While his paintings were initially colourful and abstract, and his artistic questions were of a purely formal nature, figurative moments began to appear in his works from 2000 onwards, increasingly condensing in the direction of a representational, narrative pictorial motif. They can be read autobiographically, but at the same time they reflect the state of our world, seen from a subjective perspective – full of references to political themes and current events. Richter is inspired by documentary photographs, science fiction films, images from art history and current reports from the media. In collages he mixes contemporary events, history and his own drawings and texts. Found photographs and his own are overlaid with historical sketches, magazine clippings and overpaintings.

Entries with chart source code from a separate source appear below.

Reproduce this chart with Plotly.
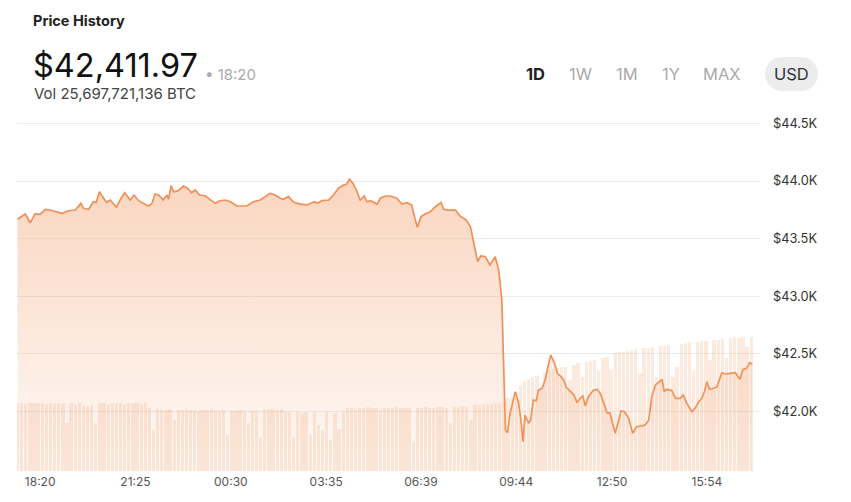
import numpy as np
import pandas as pd
import plotly.graph_objects as go

# ---------------- data ----------------
# price line: minutes after 18:20 (day 1) and price in USD
price_minutes = [-44, -29, -19, -10, 0, 10, 19, 29, 42, 55, 68, 79, 84, 94, 103, 109, 115, 123, 129, 136,
                 148, 155, 164, 175, 182, 191, 201, 210, 217, 223, 230, 239, 246, 249, 254, 259, 268, 278, 286, 294,
                 301, 309, 320, 327, 340, 349, 359, 369, 382, 401, 414, 427, 437, 446, 456, 466, 472, 482, 492, 505,
                 518, 527, 532, 538, 547, 560, 569, 579, 589, 595, 600, 607, 613, 621, 629, 634, 641, 654, 660, 670,
                 679, 692, 702, 712, 721, 728, 732, 739, 747, 757, 767, 778, 783, 793, 806, 815, 827, 835, 841, 849,
                 855, 864, 873, 883, 890, 896, 899, 903, 907, 912, 922, 928, 933, 937, 941, 948, 952, 957, 963, 967,
                 974, 980, 987, 991, 998, 1004, 1011, 1016, 1021, 1029, 1036, 1042, 1048, 1053, 1058, 1064, 1074, 1081, 1087, 1094,
                 1100, 1106, 1116, 1123, 1127, 1134, 1142, 1150, 1157, 1165, 1174, 1181, 1187, 1194, 1200, 1207, 1211, 1216, 1226, 1233,
                 1242, 1248, 1255, 1265, 1271, 1278, 1284, 1289, 1294, 1299, 1307, 1313, 1323, 1330, 1339, 1349, 1358, 1364, 1371, 1377,
                 1382]
price_usd = [43668, 43714, 43638, 43714, 43711, 43754, 43748, 43733, 43720, 43742, 43748, 43806, 43763, 43754, 43820, 43815, 43907, 43850, 43815, 43835,
             43772, 43835, 43898, 43835, 43878, 43829, 43806, 43783, 43806, 43887, 43878, 43835, 43878, 43841, 43959, 43907, 43916, 43957, 43937, 43898,
             43922, 43878, 43872, 43850, 43806, 43829, 43835, 43820, 43783, 43783, 43820, 43835, 43864, 43893, 43878, 43850, 43841, 43864, 43815, 43800,
             43792, 43806, 43820, 43806, 43829, 43835, 43878, 43937, 43965, 43974, 44015, 43980, 43928, 43835, 43870, 43820, 43829, 43800, 43850, 43870,
             43870, 43850, 43800, 43812, 43792, 43661, 43598, 43690, 43714, 43733, 43777, 43812, 43754, 43748, 43748, 43696, 43661, 43603, 43459, 43300,
             43349, 43343, 43271, 43343, 43227, 42967, 42475, 41839, 41815, 41984, 42171, 42084, 41925, 41737, 41969, 41897, 41931, 42099, 42093, 42186,
             42201, 42273, 42418, 42490, 42418, 42331, 42301, 42273, 42209, 42171, 42142, 42076, 42114, 42134, 42047, 42128, 42186, 42192, 42157, 42070,
             41989, 41984, 41810, 41925, 42003, 41997, 41940, 41810, 41867, 41873, 41882, 41925, 42128, 42229, 42249, 42279, 42171, 42192, 42180, 42114,
             42114, 42142, 42070, 41997, 42027, 42084, 42114, 42171, 42258, 42192, 42201, 42209, 42336, 42325, 42331, 42336, 42279, 42365, 42374, 42423,
             42411.97]

# volume bars, one every 8 minutes starting 17:36 (arbitrary units)
volume_start = "2023-12-10 17:36"
volume_step_min = 8
volume = [68, 68, 67, 68, 68, 68, 68, 67, 68, 68, 68, 68, 48, 68, 67, 68,
          65, 65, 66, 48,
          68, 68, 67, 68, 68, 68, 67, 68, 68, 68, 67, 68,
          63, 41, 62, 62, 61, 62, 51,
          61, 61, 62, 61, 61, 60, 61, 61, 62, 61, 60, 61,
          36, 60, 60, 61, 60, 48, 60, 60, 34,
          62, 62, 62, 61, 62, 59, 59, 34, 59, 58, 59, 36, 59, 46, 41, 59, 31, 58, 42, 59,
          63, 63, 62, 63, 63, 64, 63, 63, 62, 63, 63, 63, 64, 63, 63, 63,
          29, 63, 63, 64, 63, 63, 64, 64, 63, 48, 64, 64, 65, 64, 51,
          66, 66, 67, 67, 67, 68, 68,
          70, 73, 74, 79, 86, 90, 92, 94, 95, 81,
          99, 101, 102, 103, 104, 104, 91, 106, 108, 94, 109, 110, 111, 100, 113, 114, 101,
          118, 119, 119, 120, 121, 122, 98, 123, 123, 124, 94, 125, 125, 126, 94, 104,
          127, 128, 129, 100, 129, 130, 130, 111, 131, 131, 132, 113, 133, 134, 133, 134, 124, 134]

base_time = "2023-12-10 18:20"
x_tick_labels = ["18:20", "21:25", "00:30", "03:35", "06:39", "09:44", "12:50", "15:54"]
y_tick_values = [42000, 42500, 43000, 43500, 44000, 44500]
y_tick_labels = ["$42.0K", "$42.5K", "$43.0K", "$43.5K", "$44.0K", "$44.5K"]

title_text = "Price History"
header_price = "$42,411.97"
header_time = "• 18:20"
header_volume = "Vol 25,697,721,136 BTC"
range_buttons = ["1D", "1W", "1M", "1Y", "MAX"]
currency = "USD"

# ---------------- build ----------------
base = pd.Timestamp(base_time)
price_times = base + pd.to_timedelta(price_minutes, unit="m")
bar_times = pd.Timestamp(volume_start) + pd.to_timedelta(np.arange(len(volume)) * volume_step_min, unit="m")

tickvals = []
for lab in x_tick_labels:
    t = pd.Timestamp(base.strftime("%Y-%m-%d") + " " + lab)
    if t < base:
        t += pd.Timedelta(days=1)
    tickvals.append(t)

FONT = "Inter, Roboto, 'Noto Sans', sans-serif"
LINE = "#ef9157"

fig = go.Figure()
fig.add_trace(go.Bar(
    x=bar_times, y=volume, yaxis="y2",
    width=volume_step_min * 60000 * 0.8,
    marker=dict(color="rgba(243,160,110,0.22)", line=dict(width=0)),
    hoverinfo="skip", showlegend=False,
))
fig.add_trace(go.Scatter(
    x=price_times, y=price_usd, mode="lines",
    line=dict(color=LINE, width=1.7),
    fill="tozeroy",
    fillgradient=dict(type="vertical", start=41480, stop=44100,
                      colorscale=[[0, "rgba(243,160,110,0.06)"], [1, "rgba(243,160,110,0.45)"]]),
    hoverinfo="skip", showlegend=False,
))

L, R, T, B = 17, 760, 100, 471
W, H = R - L, B - T


def fx(px):
    return (px - L) / W


def fy(py):
    return (B - py) / H


annos = [
    dict(text="<b>" + title_text + "</b>", x=fx(31), y=fy(21), font=dict(size=14.5, color="#222")),
    dict(text=header_price, x=fx(31), y=fy(65), font=dict(size=32.5, color="#111")),
    dict(text=header_time, x=fx(203), y=fy(74), font=dict(size=15, color="#aaa")),
    dict(text=header_volume, x=fx(32), y=fy(94), font=dict(size=15, color="#444")),
]
for lab, cx in zip(range_buttons, [535.5, 580, 627, 671, 722]):
    if lab == "1D":
        annos.append(dict(text="<b>" + lab + "</b>", x=fx(cx), y=fy(74), xanchor="center",
                          font=dict(size=16.5, color="#222")))
    else:
        annos.append(dict(text=lab, x=fx(cx), y=fy(74), xanchor="center",
                          font=dict(size=16.5, color="#aaa")))
annos.append(dict(text=currency, x=fx(791.5), y=fy(74), xanchor="center", font=dict(size=16.5, color="#333")))
for a in annos:
    a.setdefault("xanchor", "left")
    a.update(xref="paper", yref="paper", yanchor="middle", showarrow=False)
    a["font"]["family"] = FONT

# pill behind currency
k = 0.5523 * 17
x0, x1, xl, xr = 782, 801, 765, 818
y0, y1, ym = 57, 91, 74
pts = (f"M {fx(x0)},{fy(y0)} L {fx(x1)},{fy(y0)} "
       f"C {fx(x1 + k)},{fy(y0)} {fx(xr)},{fy(ym - k)} {fx(xr)},{fy(ym)} "
       f"C {fx(xr)},{fy(ym + k)} {fx(x1 + k)},{fy(y1)} {fx(x1)},{fy(y1)} "
       f"L {fx(x0)},{fy(y1)} "
       f"C {fx(x0 - k)},{fy(y1)} {fx(xl)},{fy(ym + k)} {fx(xl)},{fy(ym)} "
       f"C {fx(xl)},{fy(ym - k)} {fx(x0 - k)},{fy(y0)} {fx(x0)},{fy(y0)} Z")

fig.update_layout(
    width=851, height=502,
    margin=dict(l=L, r=851 - R, t=T, b=502 - B),
    paper_bgcolor="white", plot_bgcolor="white",
    font=dict(family=FONT),
    bargap=0,
    annotations=annos,
    shapes=[dict(type="path", path=pts, xref="paper", yref="paper",
                 fillcolor="#ececec", line=dict(width=0), layer="below")],
    xaxis=dict(type="date",
               range=[base - pd.Timedelta(minutes=45), base + pd.Timedelta(minutes=1397)],
               tickvals=tickvals, ticktext=x_tick_labels,
               showgrid=False, zeroline=False, showline=False, ticks="",
               tickfont=dict(size=12, color="#555"), ticklabelstandoff=2),
    yaxis=dict(range=[41483, 44703], side="right",
               tickvals=y_tick_values, ticktext=y_tick_labels,
               showgrid=True, gridcolor="#ebebeb", gridwidth=1,
               zeroline=False, showline=False, ticks="",
               tickfont=dict(size=12.8, color="#333"), ticklabelstandoff=12),
    yaxis2=dict(range=[0, 371], overlaying="y", visible=False),
)

fig.write_html("out.html", config={"displayModeBar": False},
               post_script="document.body.style.margin='0';document.body.style.padding='0';"
                           "document.body.style.overflow='hidden';")
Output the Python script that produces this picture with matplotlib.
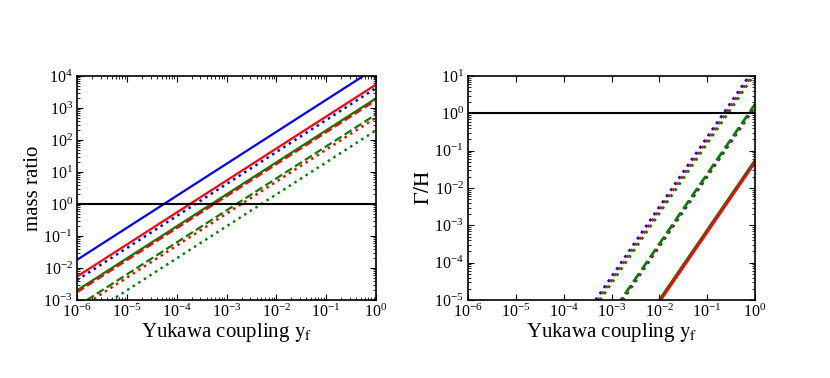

I do everything on the side. I paint on the side, too. But I prepare it by thinking about it. Painting, if you will, is also nothing more than a condensation of moments.
Extensive solo exhibitions at e.g. the Kunsthalle Kiel and Kunstsammlung Nordrhein-Westfalen, Düsseldorf (2001); National Gallery of Canada, Ottawa (2005); Hamburger Kunsthalle and Kunstmuseum Den Haag (both 2007); in 2014, Schirn Kunsthalle Frankfurt presented a retrospective. Richter's works are featured in the collections of the Museum of Modern Art in New York and the Centre Pompidou in Paris, among others, as well as the Falckenberg Collection in Hamburg.
Daniel Richter (born 1962 in Eutin) lives and works in Berlin and Vienna.